Identify the lines holding "diagram" and copy them.

_ _ _ _

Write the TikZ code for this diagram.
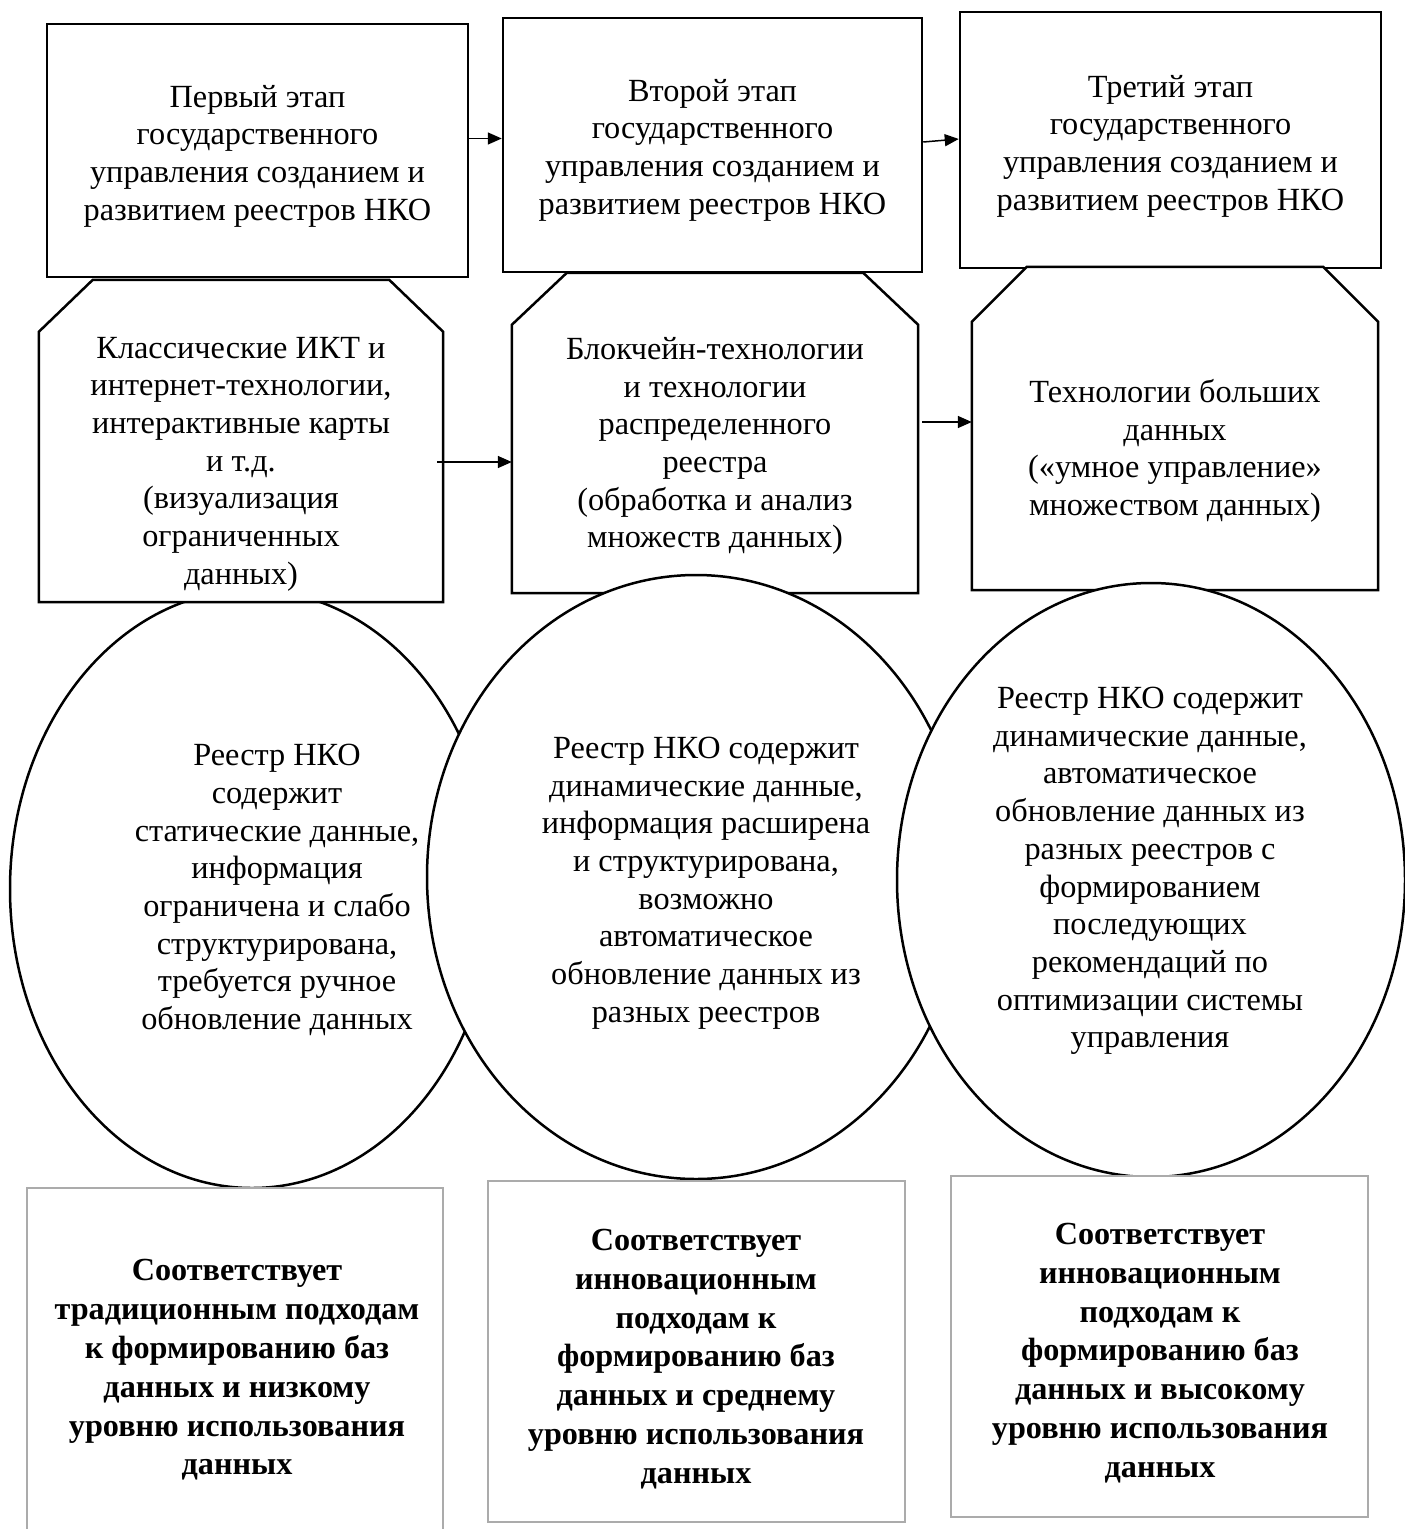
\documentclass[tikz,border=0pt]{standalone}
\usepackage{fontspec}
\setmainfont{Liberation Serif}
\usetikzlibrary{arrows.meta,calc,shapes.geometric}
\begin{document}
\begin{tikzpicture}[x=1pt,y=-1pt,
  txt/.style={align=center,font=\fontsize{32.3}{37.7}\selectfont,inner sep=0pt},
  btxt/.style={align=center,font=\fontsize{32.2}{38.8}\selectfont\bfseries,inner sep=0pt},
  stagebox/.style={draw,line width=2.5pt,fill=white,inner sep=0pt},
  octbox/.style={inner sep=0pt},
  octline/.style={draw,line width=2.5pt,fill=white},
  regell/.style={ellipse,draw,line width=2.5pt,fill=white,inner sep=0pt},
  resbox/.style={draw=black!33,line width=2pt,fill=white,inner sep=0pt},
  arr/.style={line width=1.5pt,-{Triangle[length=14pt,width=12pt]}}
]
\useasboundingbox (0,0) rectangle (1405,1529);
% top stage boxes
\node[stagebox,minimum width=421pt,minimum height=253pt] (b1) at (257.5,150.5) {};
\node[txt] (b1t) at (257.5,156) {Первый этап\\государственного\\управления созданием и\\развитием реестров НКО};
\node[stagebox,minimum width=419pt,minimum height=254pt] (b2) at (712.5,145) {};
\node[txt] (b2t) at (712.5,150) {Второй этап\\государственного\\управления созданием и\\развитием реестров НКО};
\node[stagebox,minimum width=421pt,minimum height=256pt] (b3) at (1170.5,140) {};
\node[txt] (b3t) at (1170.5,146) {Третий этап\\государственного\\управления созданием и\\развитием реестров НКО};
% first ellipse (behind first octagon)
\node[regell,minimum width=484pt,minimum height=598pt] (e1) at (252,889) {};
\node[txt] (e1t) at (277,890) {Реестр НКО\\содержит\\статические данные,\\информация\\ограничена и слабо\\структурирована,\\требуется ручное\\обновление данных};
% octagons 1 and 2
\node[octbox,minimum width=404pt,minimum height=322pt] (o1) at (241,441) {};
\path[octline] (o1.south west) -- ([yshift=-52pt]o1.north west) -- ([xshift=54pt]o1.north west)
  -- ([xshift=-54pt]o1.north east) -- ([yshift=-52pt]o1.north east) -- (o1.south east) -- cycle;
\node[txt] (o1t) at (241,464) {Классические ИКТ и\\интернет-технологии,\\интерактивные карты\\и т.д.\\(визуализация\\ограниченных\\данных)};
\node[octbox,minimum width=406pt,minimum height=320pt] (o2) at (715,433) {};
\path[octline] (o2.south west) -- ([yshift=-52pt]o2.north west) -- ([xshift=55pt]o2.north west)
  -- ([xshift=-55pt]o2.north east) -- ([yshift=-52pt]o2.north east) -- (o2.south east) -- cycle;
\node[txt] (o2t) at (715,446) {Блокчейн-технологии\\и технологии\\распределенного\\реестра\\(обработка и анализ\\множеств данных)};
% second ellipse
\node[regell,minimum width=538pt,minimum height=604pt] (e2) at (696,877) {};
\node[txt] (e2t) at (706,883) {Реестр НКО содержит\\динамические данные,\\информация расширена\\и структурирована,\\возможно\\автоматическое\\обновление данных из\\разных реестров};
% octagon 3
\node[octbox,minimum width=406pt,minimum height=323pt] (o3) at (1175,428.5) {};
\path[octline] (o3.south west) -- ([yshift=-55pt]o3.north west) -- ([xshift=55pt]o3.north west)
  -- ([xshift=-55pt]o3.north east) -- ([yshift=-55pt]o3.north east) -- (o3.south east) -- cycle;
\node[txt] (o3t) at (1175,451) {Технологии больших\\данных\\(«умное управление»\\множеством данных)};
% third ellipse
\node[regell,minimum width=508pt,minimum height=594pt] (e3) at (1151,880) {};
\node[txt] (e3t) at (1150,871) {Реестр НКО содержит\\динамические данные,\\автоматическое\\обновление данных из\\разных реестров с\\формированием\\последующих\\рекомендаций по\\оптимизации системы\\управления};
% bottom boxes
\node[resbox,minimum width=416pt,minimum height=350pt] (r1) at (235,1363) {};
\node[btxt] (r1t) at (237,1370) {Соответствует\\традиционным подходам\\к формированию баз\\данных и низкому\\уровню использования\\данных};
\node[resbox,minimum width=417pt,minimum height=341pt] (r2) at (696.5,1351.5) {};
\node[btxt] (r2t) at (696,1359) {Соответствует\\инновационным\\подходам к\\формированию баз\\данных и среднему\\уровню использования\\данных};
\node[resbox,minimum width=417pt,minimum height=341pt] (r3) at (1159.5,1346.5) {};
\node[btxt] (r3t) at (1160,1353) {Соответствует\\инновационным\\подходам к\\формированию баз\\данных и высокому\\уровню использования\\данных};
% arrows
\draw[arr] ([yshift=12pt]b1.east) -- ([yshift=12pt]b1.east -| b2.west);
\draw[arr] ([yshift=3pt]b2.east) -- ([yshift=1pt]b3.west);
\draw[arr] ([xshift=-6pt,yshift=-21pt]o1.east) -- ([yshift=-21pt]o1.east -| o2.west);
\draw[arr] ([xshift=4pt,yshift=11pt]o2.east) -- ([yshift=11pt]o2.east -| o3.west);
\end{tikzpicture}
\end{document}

_ _ _ _

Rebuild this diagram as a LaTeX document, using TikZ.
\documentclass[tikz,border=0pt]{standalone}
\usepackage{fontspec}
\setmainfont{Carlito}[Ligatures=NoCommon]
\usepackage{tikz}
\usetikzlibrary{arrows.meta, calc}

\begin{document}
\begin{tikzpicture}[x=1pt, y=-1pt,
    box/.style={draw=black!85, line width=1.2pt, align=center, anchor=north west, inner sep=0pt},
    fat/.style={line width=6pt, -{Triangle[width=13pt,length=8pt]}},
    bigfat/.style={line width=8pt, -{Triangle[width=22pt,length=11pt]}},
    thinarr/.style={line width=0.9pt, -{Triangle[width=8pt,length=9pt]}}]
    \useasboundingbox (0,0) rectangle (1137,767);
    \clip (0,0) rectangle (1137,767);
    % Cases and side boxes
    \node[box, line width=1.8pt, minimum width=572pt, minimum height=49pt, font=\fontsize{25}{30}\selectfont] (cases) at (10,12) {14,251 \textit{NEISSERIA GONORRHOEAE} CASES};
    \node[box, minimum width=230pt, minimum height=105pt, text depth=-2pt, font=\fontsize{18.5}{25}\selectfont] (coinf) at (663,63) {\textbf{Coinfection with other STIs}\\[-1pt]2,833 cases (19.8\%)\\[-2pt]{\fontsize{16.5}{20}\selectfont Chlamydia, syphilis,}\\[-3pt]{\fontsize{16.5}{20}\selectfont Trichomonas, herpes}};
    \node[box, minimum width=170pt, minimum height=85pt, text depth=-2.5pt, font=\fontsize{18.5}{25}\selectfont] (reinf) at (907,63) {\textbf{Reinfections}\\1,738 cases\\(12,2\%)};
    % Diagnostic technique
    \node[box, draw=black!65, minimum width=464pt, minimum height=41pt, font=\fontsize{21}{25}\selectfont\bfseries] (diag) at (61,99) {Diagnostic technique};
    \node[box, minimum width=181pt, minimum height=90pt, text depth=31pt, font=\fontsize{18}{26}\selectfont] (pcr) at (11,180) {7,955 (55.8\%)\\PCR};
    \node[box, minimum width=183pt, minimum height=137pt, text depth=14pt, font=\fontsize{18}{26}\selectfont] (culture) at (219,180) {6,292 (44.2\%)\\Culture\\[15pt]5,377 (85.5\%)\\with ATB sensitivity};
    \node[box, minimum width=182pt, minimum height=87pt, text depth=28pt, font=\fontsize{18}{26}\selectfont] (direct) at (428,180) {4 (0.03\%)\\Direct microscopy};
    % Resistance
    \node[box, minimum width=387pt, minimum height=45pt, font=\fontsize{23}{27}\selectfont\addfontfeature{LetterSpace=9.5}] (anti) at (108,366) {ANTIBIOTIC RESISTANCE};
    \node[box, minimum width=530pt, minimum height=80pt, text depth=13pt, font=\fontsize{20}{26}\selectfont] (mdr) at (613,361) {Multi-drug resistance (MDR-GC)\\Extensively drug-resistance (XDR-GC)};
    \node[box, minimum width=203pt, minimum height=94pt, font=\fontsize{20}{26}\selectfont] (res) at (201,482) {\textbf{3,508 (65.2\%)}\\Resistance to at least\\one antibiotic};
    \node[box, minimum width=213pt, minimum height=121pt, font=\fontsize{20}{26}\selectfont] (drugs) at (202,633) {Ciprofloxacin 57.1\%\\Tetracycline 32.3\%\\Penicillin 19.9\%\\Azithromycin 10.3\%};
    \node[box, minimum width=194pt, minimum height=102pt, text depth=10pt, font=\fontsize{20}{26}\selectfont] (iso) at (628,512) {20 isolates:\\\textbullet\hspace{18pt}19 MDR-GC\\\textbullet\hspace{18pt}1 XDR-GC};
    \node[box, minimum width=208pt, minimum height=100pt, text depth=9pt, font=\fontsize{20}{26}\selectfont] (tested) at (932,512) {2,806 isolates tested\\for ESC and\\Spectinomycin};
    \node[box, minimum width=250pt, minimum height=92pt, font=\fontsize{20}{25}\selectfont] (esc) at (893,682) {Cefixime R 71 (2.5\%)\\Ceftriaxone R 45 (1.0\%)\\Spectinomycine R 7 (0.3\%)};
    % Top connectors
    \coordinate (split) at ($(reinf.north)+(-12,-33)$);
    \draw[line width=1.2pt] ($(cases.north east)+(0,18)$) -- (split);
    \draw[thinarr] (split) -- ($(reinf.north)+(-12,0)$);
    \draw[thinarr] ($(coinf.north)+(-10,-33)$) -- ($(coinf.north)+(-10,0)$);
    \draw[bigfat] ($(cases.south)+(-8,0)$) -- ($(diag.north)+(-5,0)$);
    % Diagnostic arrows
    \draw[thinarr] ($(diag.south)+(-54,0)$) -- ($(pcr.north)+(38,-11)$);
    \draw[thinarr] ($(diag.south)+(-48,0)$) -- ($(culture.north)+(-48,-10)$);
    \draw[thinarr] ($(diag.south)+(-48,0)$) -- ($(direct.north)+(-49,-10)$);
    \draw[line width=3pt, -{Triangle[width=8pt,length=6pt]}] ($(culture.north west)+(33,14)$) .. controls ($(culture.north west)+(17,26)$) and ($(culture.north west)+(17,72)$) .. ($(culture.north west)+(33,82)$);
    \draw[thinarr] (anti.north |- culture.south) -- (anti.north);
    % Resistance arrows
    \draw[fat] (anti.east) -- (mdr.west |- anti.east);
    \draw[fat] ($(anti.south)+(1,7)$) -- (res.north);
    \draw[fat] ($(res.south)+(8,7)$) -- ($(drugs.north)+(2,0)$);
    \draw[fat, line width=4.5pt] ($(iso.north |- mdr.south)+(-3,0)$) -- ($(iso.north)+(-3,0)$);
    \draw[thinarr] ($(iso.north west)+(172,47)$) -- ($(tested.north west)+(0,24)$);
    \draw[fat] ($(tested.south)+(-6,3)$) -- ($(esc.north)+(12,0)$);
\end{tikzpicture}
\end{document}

_ _ _ _

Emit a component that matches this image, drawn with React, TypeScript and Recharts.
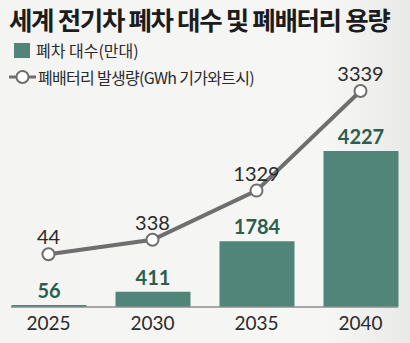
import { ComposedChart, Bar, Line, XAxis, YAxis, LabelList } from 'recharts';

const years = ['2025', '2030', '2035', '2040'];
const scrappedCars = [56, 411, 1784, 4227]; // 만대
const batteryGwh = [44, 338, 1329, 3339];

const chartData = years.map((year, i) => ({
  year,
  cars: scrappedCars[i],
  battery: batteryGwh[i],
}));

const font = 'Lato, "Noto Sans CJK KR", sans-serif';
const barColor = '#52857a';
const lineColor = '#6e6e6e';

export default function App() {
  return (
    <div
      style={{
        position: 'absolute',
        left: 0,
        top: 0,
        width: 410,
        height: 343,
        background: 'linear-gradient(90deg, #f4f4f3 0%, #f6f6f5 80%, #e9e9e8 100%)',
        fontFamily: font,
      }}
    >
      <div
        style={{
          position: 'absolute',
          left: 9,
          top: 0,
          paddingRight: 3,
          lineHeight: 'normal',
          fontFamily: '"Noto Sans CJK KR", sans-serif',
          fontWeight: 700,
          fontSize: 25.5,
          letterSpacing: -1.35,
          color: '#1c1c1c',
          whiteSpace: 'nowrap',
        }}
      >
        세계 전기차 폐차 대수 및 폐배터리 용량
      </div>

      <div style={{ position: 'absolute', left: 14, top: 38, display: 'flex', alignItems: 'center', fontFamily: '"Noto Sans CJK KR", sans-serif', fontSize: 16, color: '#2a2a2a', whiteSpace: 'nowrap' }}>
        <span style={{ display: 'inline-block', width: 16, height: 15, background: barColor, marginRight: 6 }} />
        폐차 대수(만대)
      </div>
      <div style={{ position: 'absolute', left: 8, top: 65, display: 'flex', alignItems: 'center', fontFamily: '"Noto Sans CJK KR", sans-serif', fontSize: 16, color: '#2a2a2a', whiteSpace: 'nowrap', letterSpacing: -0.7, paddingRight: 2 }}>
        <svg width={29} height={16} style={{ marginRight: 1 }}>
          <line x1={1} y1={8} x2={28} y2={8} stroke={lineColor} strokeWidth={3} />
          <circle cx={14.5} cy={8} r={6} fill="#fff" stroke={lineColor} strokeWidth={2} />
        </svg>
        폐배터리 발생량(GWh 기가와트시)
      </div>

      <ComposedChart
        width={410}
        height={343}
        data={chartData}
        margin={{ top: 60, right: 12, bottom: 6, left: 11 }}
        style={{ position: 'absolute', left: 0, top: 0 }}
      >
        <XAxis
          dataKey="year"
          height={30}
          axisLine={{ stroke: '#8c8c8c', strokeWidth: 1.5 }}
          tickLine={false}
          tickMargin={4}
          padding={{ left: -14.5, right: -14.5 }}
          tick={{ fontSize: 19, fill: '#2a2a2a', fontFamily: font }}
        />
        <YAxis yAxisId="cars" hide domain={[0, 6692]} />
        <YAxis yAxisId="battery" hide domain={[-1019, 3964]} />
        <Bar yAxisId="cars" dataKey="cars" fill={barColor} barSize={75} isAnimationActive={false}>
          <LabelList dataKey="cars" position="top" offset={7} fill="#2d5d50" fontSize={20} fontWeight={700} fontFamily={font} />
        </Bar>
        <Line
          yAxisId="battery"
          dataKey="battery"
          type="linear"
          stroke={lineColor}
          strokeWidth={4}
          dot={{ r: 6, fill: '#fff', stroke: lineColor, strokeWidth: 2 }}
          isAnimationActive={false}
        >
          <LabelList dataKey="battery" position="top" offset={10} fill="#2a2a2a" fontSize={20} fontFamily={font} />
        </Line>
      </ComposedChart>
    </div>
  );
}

_ _ _ _

Task result:
Write the TikZ code for this diagram.
Rebuild this diagram as a LaTeX document, using TikZ.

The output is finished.